I upgraded the pi’s OS, and I updated to the latest CNC.js (1.9.7). I want to get a webcam timelapse recording of my gcode, but that will have to wait until I get a solid block of time to work on it.

No series?! worth the time.

Yesterday I started trying to push my lowrider, 2 hours of cutting and I was getting board. I found the belts stretching if I went to fast. I looked at thicker belt. It is way more expensive, and the pulleys and idlers are as well. The 6mm gt2 is dirt cheap from printers in mass production, the bigger setup is at least 3x’s as much if not more. As soon as I get the sand table part on the printer I am going to try and double up the belt, if that doesn’t work I am going to stack them face to face. Two 6mm belts should be stronger than a 8mm or at least as strong as a 10mm right? Two belts will also always be in slightly different tensions so that could be a good thing as well.
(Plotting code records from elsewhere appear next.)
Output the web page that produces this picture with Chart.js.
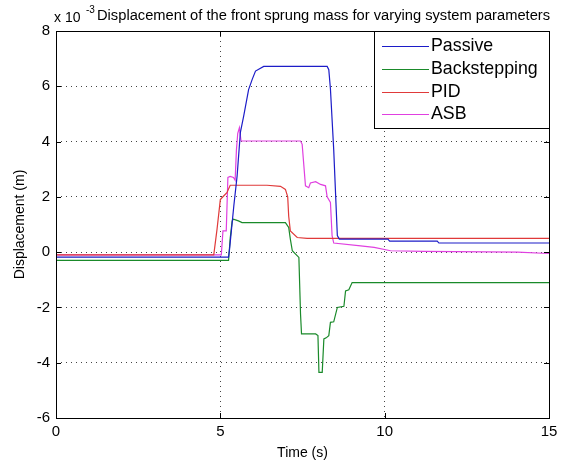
<!DOCTYPE html>
<html>
<head>
<meta charset="utf-8">
<script src="https://cdn.jsdelivr.net/npm/chart.js@4/dist/chart.umd.min.js"></script>
<style>
  html, body { margin: 0; padding: 0; background: #fff; }
  #c { display: block; }
</style>
</head>
<body>
<canvas id="c" width="564" height="465"></canvas>
<script>
// ---- data (displacement in units of 10^-3 m) ----
const titleText = "Displacement of the front sprung mass for varying system parameters";
const seriesNames = ["Passive", "Backstepping", "PID", "ASB"];
const xTicks = [0, 5, 10, 15];
const yTicks = [-6, -4, -2, 0, 2, 4, 6, 8];

const passiveT = [0, 5.25, 5.28, 5.41, 5.51, 5.61, 5.71, 5.86, 5.97, 6.07, 6.32, 8.25, 8.30, 8.35, 8.45, 8.56, 8.62, 10.1, 10.15, 11.6, 11.65, 15];
const passiveY = [-0.18, -0.18, 0.1, 1.67, 2.75, 4.33, 4.92, 5.88, 6.25, 6.55, 6.72, 6.72, 6.6, 5.9, 3.7, 0.6, 0.47, 0.47, 0.4, 0.4, 0.33, 0.33];

const backT = [0, 5.25, 5.30, 5.36, 5.40, 5.55, 5.66, 6.98, 7.08, 7.13, 7.19, 7.29, 7.39, 7.44, 7.47, 7.90, 7.97, 8.00, 8.10, 8.15, 8.22, 8.30, 8.35, 8.45, 8.56, 8.76, 8.81, 8.91, 9.01, 15];
const backY = [-0.3, -0.3, 0.5, 1.13, 1.19, 1.13, 1.07, 1.07, 0.89, 0.47, 0.05, -0.07, -0.19, -2.24, -2.96, -2.96, -3.02, -4.35, -4.35, -3.14, -3.1, -3.02, -2.54, -2.52, -2.0, -1.96, -1.4, -1.36, -1.1, -1.1];

const pidT = [0, 4.8, 4.9, 5.0, 5.1, 5.2, 5.3, 6.42, 6.83, 6.98, 7.05, 7.08, 7.13, 7.34, 7.64, 15];
const pidY = [-0.1, -0.1, 0.83, 1.9, 2.03, 2.15, 2.42, 2.42, 2.38, 2.27, 2.0, 1.3, 0.77, 0.53, 0.5, 0.5];

const asbT = [0, 5.03, 5.08, 5.18, 5.23, 5.30, 5.40, 5.45, 5.49, 5.53, 5.58, 5.63, 7.44, 7.49, 7.59, 7.69, 7.74, 7.90, 8.05, 8.20, 8.25, 8.35, 8.40, 8.45, 9.27, 9.68, 10.18, 11.2, 14.04, 15];
const asbY = [-0.1, -0.1, 0.77, 0.77, 2.7, 2.74, 2.7, 2.6, 3.7, 4.3, 4.5, 4.02, 4.02, 3.9, 2.4, 2.33, 2.5, 2.55, 2.45, 2.4, 2.0, 1.8, 0.6, 0.33, 0.23, 0.17, 0.05, 0.03, 0.0, -0.05];

const seriesColors = ["#1c1cc8", "#1a8a2a", "#e03a3a", "#e040e0"];

function pts(t, y) { return t.map((v, i) => ({ x: v, y: y[i] })); }

const FONT = '"Liberation Sans", Arial, Helvetica, sans-serif';

const frameAndDecor = {
  id: 'frameAndDecor',
  afterDraw(chart) {
    const { ctx, chartArea: a, scales } = chart;
    const xs = scales.x, ys = scales.y;
    ctx.save();
    // inner tick marks
    ctx.strokeStyle = '#000';
    ctx.lineWidth = 1;
    ctx.beginPath();
    xTicks.forEach(v => {
      const px = Math.round(xs.getPixelForValue(v)) + 0.5;
      ctx.moveTo(px, a.bottom); ctx.lineTo(px, a.bottom - 5);
      ctx.moveTo(px, a.top); ctx.lineTo(px, a.top + 5);
    });
    yTicks.forEach(v => {
      const py = Math.round(ys.getPixelForValue(v)) + 0.5;
      ctx.moveTo(a.left, py); ctx.lineTo(a.left + 5, py);
      ctx.moveTo(a.right, py); ctx.lineTo(a.right - 5, py);
    });
    ctx.stroke();
    // frame
    ctx.strokeRect(Math.round(a.left) + 0.5, Math.round(a.top) + 0.5,
                   Math.round(a.right - a.left), Math.round(a.bottom - a.top));

    // title
    ctx.fillStyle = '#000';
    ctx.font = '14.7px ' + FONT;
    ctx.textAlign = 'left';
    ctx.textBaseline = 'middle';
    ctx.fillText(titleText, 97, 16);
    // exponent
    ctx.font = '14px ' + FONT;
    ctx.fillText('x 10', 54, 18);
    ctx.font = '10px ' + FONT;
    ctx.fillText('-3', 86, 10);

    // legend box
    const lx = 374, ly = Math.round(a.top), lw = Math.round(a.right) - 374, lh = 97;
    ctx.fillStyle = '#fff';
    ctx.fillRect(lx, ly, lw, lh);
    ctx.strokeStyle = '#000';
    ctx.strokeRect(lx + 0.5, ly + 0.5, lw, lh);
    ctx.font = '17.8px ' + FONT;
    ctx.textBaseline = 'middle';
    const rows = [46, 69, 92, 114];
    chart.data.datasets.forEach((ds, i) => {
      ctx.strokeStyle = ds.borderColor;
      ctx.beginPath();
      ctx.moveTo(382, rows[i] + 0.5); ctx.lineTo(429, rows[i] + 0.5);
      ctx.stroke();
      ctx.fillStyle = '#000';
      ctx.fillText(ds.label, 431, rows[i]);
    });
    ctx.restore();
  }
};

new Chart(document.getElementById('c'), {
  type: 'line',
  data: {
    datasets: [
      { label: seriesNames[0], data: pts(passiveT, passiveY), borderColor: seriesColors[0] },
      { label: seriesNames[1], data: pts(backT, backY), borderColor: seriesColors[1] },
      { label: seriesNames[2], data: pts(pidT, pidY), borderColor: seriesColors[2] },
      { label: seriesNames[3], data: pts(asbT, asbY), borderColor: seriesColors[3] }
    ]
  },
  options: {
    responsive: false,
    animation: false,
    devicePixelRatio: 1,
    layout: { padding: { top: 31, right: 15, bottom: 0, left: 0 } },
    elements: {
      point: { radius: 0 },
      line: { borderWidth: 1.2, tension: 0, fill: false }
    },
    plugins: { legend: { display: false }, title: { display: false }, tooltip: { enabled: false } },
    scales: {
      x: {
        type: 'linear', min: 0, max: 15,
        afterBuildTicks: s => { s.ticks = xTicks.map(v => ({ value: v })); },
        afterFit: s => { s.height = 47; },
        ticks: { color: '#000', font: { family: FONT, size: 15 }, padding: 5, maxRotation: 0 },
        grid: { color: '#444', drawTicks: false, lineWidth: 1 },
        border: { display: false, dash: [1, 4] },
        title: { display: true, text: 'Time (s)', color: '#000', font: { family: FONT, size: 14 }, padding: { top: 0, bottom: 3 } }
      },
      y: {
        type: 'linear', min: -6, max: 8,
        afterBuildTicks: s => { s.ticks = yTicks.map(v => ({ value: v })); },
        afterFit: s => { s.width = 56; },
        ticks: { color: '#000', font: { family: FONT, size: 15 }, padding: 6 },
        grid: { color: '#444', drawTicks: false, lineWidth: 1 },
        border: { display: false, dash: [1, 4] },
        title: { display: true, text: 'Displacement (m)', color: '#000', font: { family: FONT, size: 14 }, padding: { top: 12, bottom: 0 } }
      }
    }
  },
  plugins: [frameAndDecor]
});
</script>
</body>
</html>
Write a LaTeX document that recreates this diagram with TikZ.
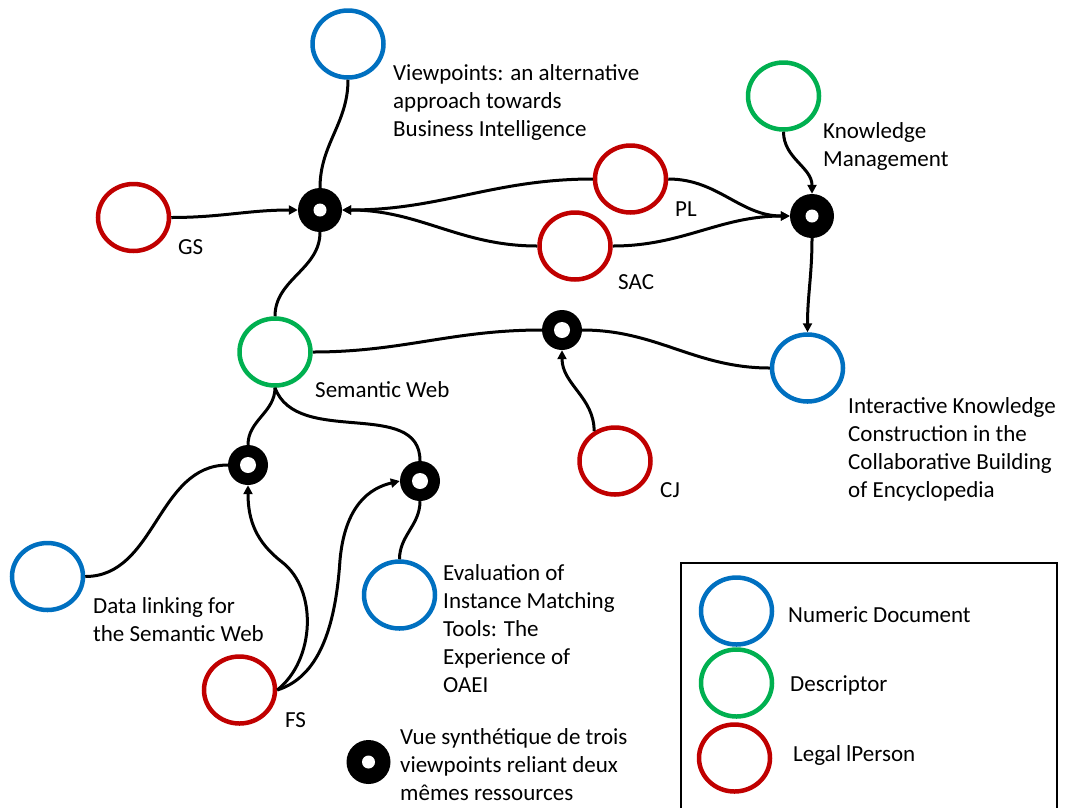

Seems like twice as many zip ties for folks to complain about. IDK. I thought these belts were supposed to be pretty tough to stretch. I’m guessing it works pretty much like a spring, so the deflection is proportional to the distance and the force. It will probably just change that stretch by 1/2 with twice the belt (if they are both configured the same). If the belts are really an issue, then 2x might not be enough of an improvement. Maybe there’s a better way to reinforce them? Are there belts with steel inside them, or made from a serpentine belt?

At some point, the answer is just, c’mon! It’s an 8 foot long machine! Is 1/8" going to kill you?

What do you set your accelerations to? I know they are detrimental to printing fast, and to lasers, but for CNC’ing, reducing them gives a perception of quality, and will reduce the force on the belts. I was just messing with mine, and the defaults for grbl are set to 10mm/sec^2. I set mine to 100mm/sec^2 for xy and 10 for z. I have no idea where I got them from, but I was hopefully smarter then.

The belts we use are reinforced, and one side of mine is worse than the other. It is the side we walk by, and it always gets hit and stretched and plucked like a guitar. I might have broken some of the fibers in it. Maybe I should just replace it and see if that helps. Lower accelerations would really help.

The ones I have are as fast as I am comfortable with that still give half decent 3D printing quality…for the MPCNC. So maybe I should lower them an make a separate Lowrider firmware again.